Thank you , Thor. Are your recommendations for "spring in" or "spring out" when doing oil level?

The 2005 K5 GSXR 600 shop manual (PDF) gives bad instructions (100mm spring out)... or perhaps that only applies for the (longer) GSXR stock upper.

I weigh 150lbs/68kilo without gear. In order to remove 20mm of oil without removing the forks from the bike, I need to do some math:

Code:
GSXR damper rod OD:	12mm
Showa damper rod OD:	10mm

			Marzocchi SC	Showa 748
Lower ID:		40 mm		(40mm??)

Lower OD:		43 mm		43mm
Bushing notch:		42 mm		(42mm??)
Bushing thick (x2):	1 mm		1.5mm

Upper ID:		44 mm		(45mm??)
pi * [ (44 mm)^2 - (43 mm) ^2 + (40 mm)^2 - (12 mm)^2] / 4 * -20mm in cc = 24.24 cc

Assuming when fully compressed the fluid fills the gaps between (the upper and the lower) and (the lower and the rod), I need to remove 24.24 cc using a syringe and PVC tube.

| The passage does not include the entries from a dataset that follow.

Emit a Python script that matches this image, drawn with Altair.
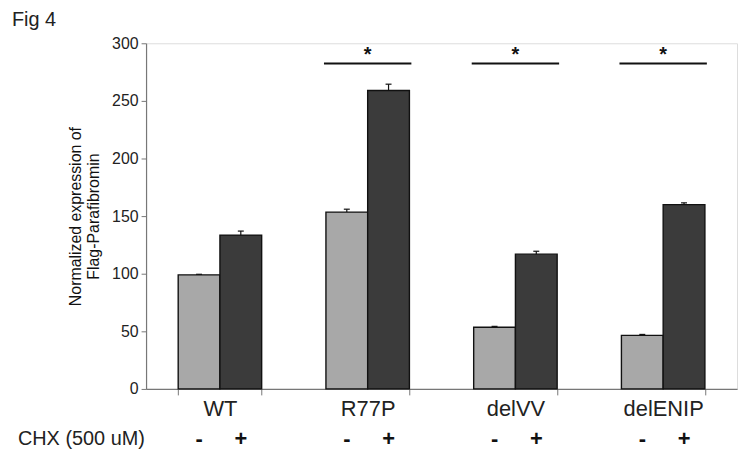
import altair as alt
import pandas as pd

groups = ["WT", "R77P", "delVV", "delENIP"]
conds = ["-", "+"]
minus_vals = [99, 153.5, 53.5, 46.5]
plus_vals = [133.5, 259, 117, 160]
minus_err = [0.5, 2.5, 0.8, 0.8]
plus_err = [3.5, 5.5, 2.5, 1.5]
sig_groups = ["R77P", "delVV", "delENIP"]
sig_line = [282.5, 282.5, 282.5]
sig_star = [290, 290, 290]
y_ticks = [0, 50, 100, 150, 200, 250, 300]

rows = []
for i, g in enumerate(groups):
    rows.append({"group": g, "cond": "-", "value": minus_vals[i], "top": minus_vals[i] + minus_err[i]})
    rows.append({"group": g, "cond": "+", "value": plus_vals[i], "top": plus_vals[i] + plus_err[i]})
df = pd.DataFrame(rows)
sig = pd.DataFrame({"group": sig_groups, "line": sig_line, "star": sig_star})

FONT = "Liberation Sans"
W, H = 595, 348

xscale = alt.Scale(domain=groups, paddingInner=0.435, paddingOuter=0.2175)
xax = alt.Axis(title=None, labelFontSize=22, labelColor="#222", labelFont=FONT, labelAngle=0,
               tickBand="extent", tickSize=6, tickColor="#777", domainColor="#777",
               labelPadding=4, domainWidth=1.2)
xoff = alt.XOffset("cond:N", sort=conds, scale=alt.Scale(paddingInner=0, paddingOuter=0))
yscale = alt.Scale(domain=[0, 300], nice=False)
yax = alt.Axis(values=y_ticks, grid=False, tickSize=5, tickColor="#777", domainColor="#777",
               labelFontSize=16, labelColor="#222", labelFont=FONT, labelPadding=3,
               title=["Normalized expression of", "Flag-Parafibromin"], titleFontSize=16,
               titleLineHeight=18,
               titleFontWeight="normal", titleFont=FONT, titleColor="#111", titlePadding=10,
               domainWidth=1.2)

base = alt.Chart(df)

bars = base.mark_bar(stroke="#111", strokeWidth=1.4).encode(
    x=alt.X("group:N", sort=groups, scale=xscale, axis=xax),
    xOffset=xoff,
    y=alt.Y("value:Q", scale=yscale, axis=yax),
    color=alt.Color("cond:N", scale=alt.Scale(domain=conds, range=["#a8a8a8", "#3b3b3b"]), legend=None),
)

err = base.mark_rule(color="#111", strokeWidth=1.2).encode(
    x=alt.X("group:N", sort=groups),
    xOffset=xoff,
    y="value:Q",
    y2="top:Q",
)
cap = base.mark_tick(color="#111", size=6, thickness=1.2, orient="horizontal", opacity=1).encode(
    x=alt.X("group:N", sort=groups),
    xOffset=xoff,
    y="top:Q",
)

sign = base.mark_text(fontSize=22, fontWeight="bold", font=FONT, color="#111", baseline="middle").encode(
    x=alt.X("group:N", sort=groups),
    xOffset=xoff,
    y=alt.value(H + 50),
    text="cond:N",
)

sig_base = alt.Chart(sig)
sig_rule = sig_base.mark_tick(color="#111", size=88, thickness=2, orient="horizontal", opacity=1).encode(
    x=alt.X("group:N", sort=groups),
    y="line:Q",
)
sig_text = sig_base.mark_text(text="*", fontSize=20, fontWeight="bold", font=FONT, color="#111",
                              baseline="middle").encode(
    x=alt.X("group:N", sort=groups),
    y="star:Q",
)

chx = alt.Chart(pd.DataFrame({"t": ["CHX (500 uM)"]})).mark_text(
    fontSize=20, font=FONT, color="#222", align="left", baseline="middle"
).encode(x=alt.value(-129), y=alt.value(H + 50), text="t:N")

fig = alt.Chart(pd.DataFrame({"t": ["Fig 4"]})).mark_text(
    fontSize=20, font=FONT, color="#222", align="left", baseline="top"
).encode(x=alt.value(-135), y=alt.value(-33), text="t:N")

chart = alt.layer(bars, err, cap, sign, sig_rule, sig_text, chx, fig).properties(
    width=W, height=H,
    autosize=alt.AutoSizeParams(type="none"),
    padding={"left": 139, "top": 34, "right": 5, "bottom": 65},
).configure_view(stroke=None).configure(background="white")

chart.save("out.html", embed_options={"renderer": "svg", "actions": False})
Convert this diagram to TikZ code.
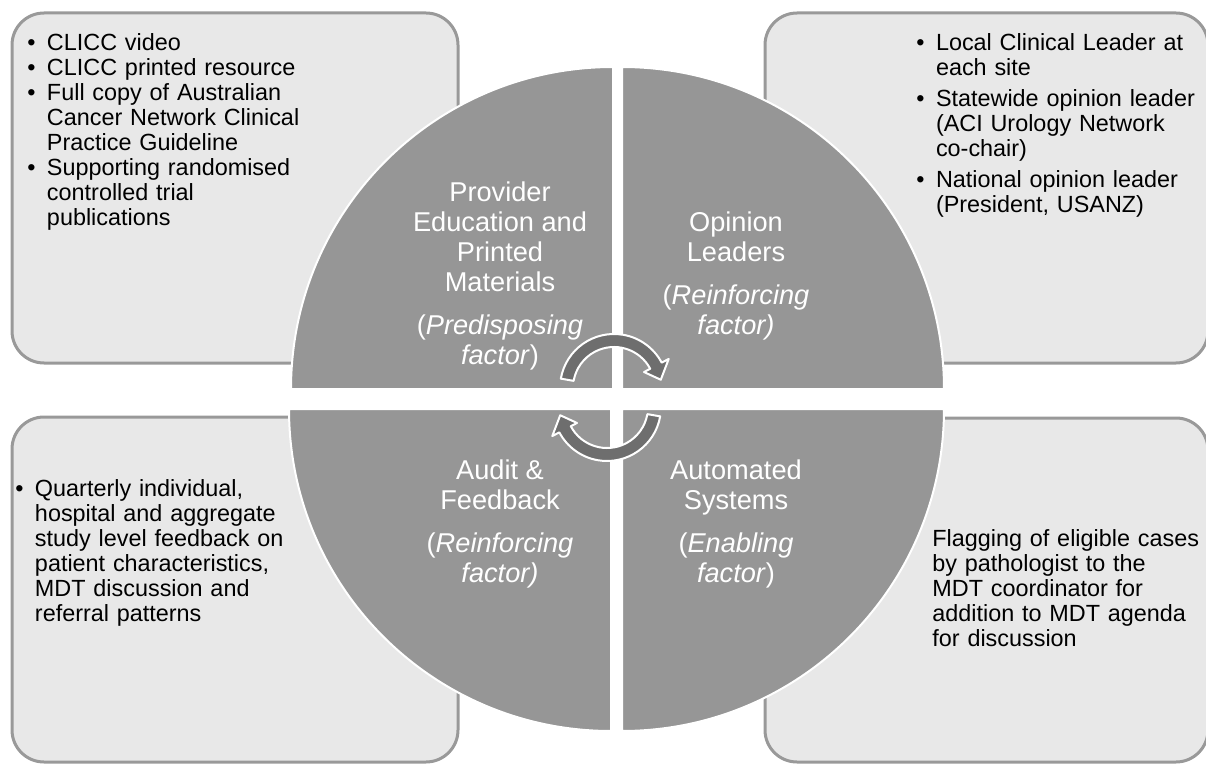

This will save me having to remove the forks from the bike.
(I will need to measure and account for the inner volume of however long PVC tube I use.)

Bradblack did something similar and MEASURED 27cc per 20mm for Showas.
Likely scenario: pi * [ (45 mm)^2 - (43 mm) ^2 + (40 mm)^2 - (10 mm)^2] / 4 * -20mm in cc = 26.33 cc
Works out perfectly.

I have a photo of the compressed cartridge showing the fluid will not expose the top of the cartridge proper even at 120mm.


Your original stack calculates about 12% stiffer than mine with restackor.

I can not be sure that the one I had wasn't already modified but I think it's unlikely. Maybe there are differences between the year models or 600/750 models.
I think you are correct. I contacted my seller. Mine came off a 2004 GSXR 600. They were likely not modified... my stack holders showed no signs of marring/tampering (until I did :p).